As data continues to grow and influence the way we do business day in and day out, master data, we submit, is the most important data you have.
Master data is about the products you make and the services you provide. It’s the customers you sell to, the vendors you buy from, and the partners you support. Ultimately, it is the basis for your business and commercial relationships. When thinking about managing this data, a primary focus area should be your ability to define your foundational master data elements, (entities, hierarchies and types) and the data that is needed (both to be mastered and to be accessible) to meet your business objectives.
To have any real value, your data must be in motion. In other words it must be current, agile and available - integrated as close to the point of decision as possible. You must identify the pinch points and blockages that keep data from moving. Misidentified entities, differing taxonomies, and inconsistent nomenclature keep data separate and making mastering it quite a challenge.
As you think about your master data management (MDM) objectives, identify how your use cases can be bucketed into one of these foundational stages within the master data value framework – what we like to refer to as the Master Data Pyramid. Think of yourself as the master builder of your data, ensuring your data seamlessly flows between processes throughout your enterprise as you construct your own framework for success.
The master data value framework starts with the idea of wanting to relate. It's about relationships; relationships between your customers and vendors and partners. Relationships through your products and services. Everybody wants to relate. If you think of your high level business strategies, they're around building a great customer experience. They're about having a single view of the customer or being a premier supplier. All those things that are up at the strategic level, they're all about relationships. Without relationships, there is no business to be done.
Before you can even think about relationships, you have to start from the bottom up, and that begins at what we call the disambiguate stage. This is where you determine the uniqueness of your data. Essentially, this is where you weed out duplicates and use unique identifiers to create truly unique records.
Once you've got that common code or that common entity you want to start to integrate your disparate sources of data and enrich those entities. Pull everything you know about something into one place.
The next step is to aggregate. Aggregating data drives most reporting. Who are my top customers? What am I doing by channel? What am I doing in these geographies? All of that is about aggregating revenue, activity and other data. It's about rolling it up across categories, geographies and family trees.
Finally, rounding out your foundation is the interoperate stage – the phase about making seamless connections. How do systems and processes connect with each other seamlessly? How do machines talk to other machines? All of that needs standardized data, and if you've got separate departments or systems and silos, they need to interoperate with each other. There is no master software system. There's no common platform that goes across everything. It's all about the common data that helps move across those systems. Only data can connect systems. Master data can carry information from one system and one silo in one region to another. It powers that ability to interoperate.

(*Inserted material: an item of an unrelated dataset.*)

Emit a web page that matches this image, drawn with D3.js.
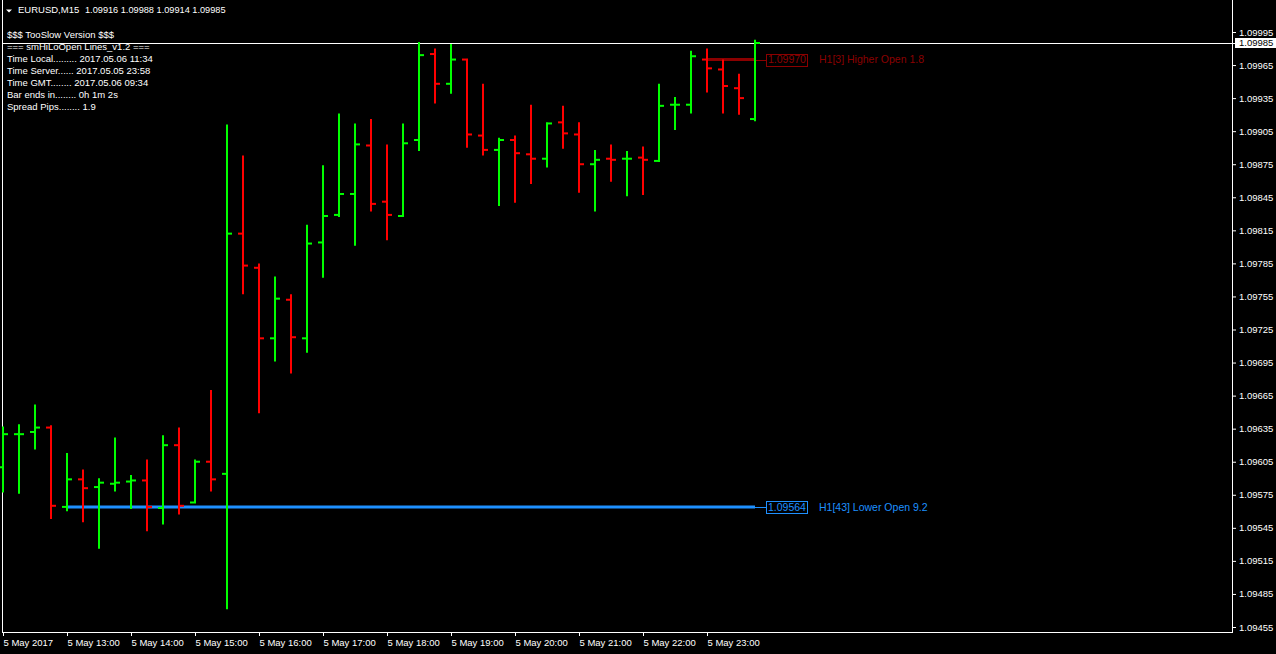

Once you’ve created your foundation, you can begin to evaluate, which helps drive the right kind of analysis. Again, good decisions made on bad data are just bad decisions you don't know about yet so you want to make sure you've got that proper and well mastered data to go into that evaluation process. Most of the time when you get a wrong answer you don't blame the software. You don't blame the methodology. You blame the data because it's not mastered and it's not aligned enough to take advantage of those BI tools that you've invested so much money in.
After you evaluate and get those answers, you then want to communicate. Think about the analogies and the language people use when they talk about the MDM space. They talk about getting on the same page. Do you have a common set of terminology and do you have the flexibility to be able to see it their way? You've got to have that flexibility within your hierarchy structure to be able to reconfigure that data by geography, by parent, by category, etc., to make sure your business partners can see it the same way. Only then can you communicate.
The final building block of the Master Data pyramid is to relate. You can make informed decisions that help grow relationships with customers, prospects, suppliers and partners because you have data you can trust.
There is one more important step which is not part of the pyramid but is ultimately set in motion when the pyramid is constructed, and that’s circulate. With these building blocks in place, your data can seamlessly flow through systems and processes. As I’ve said in the past, data in motion has value.
Now yes, if you haven't guessed already all the pieces of the pyramid rhyme. I don’t pretend to be Dr. Seuss, but I wanted to be sure to demonstrate how mutual these steps are. When looking at your own organization, be sure to use these building blocks to construct a solid way to drive real value from your data.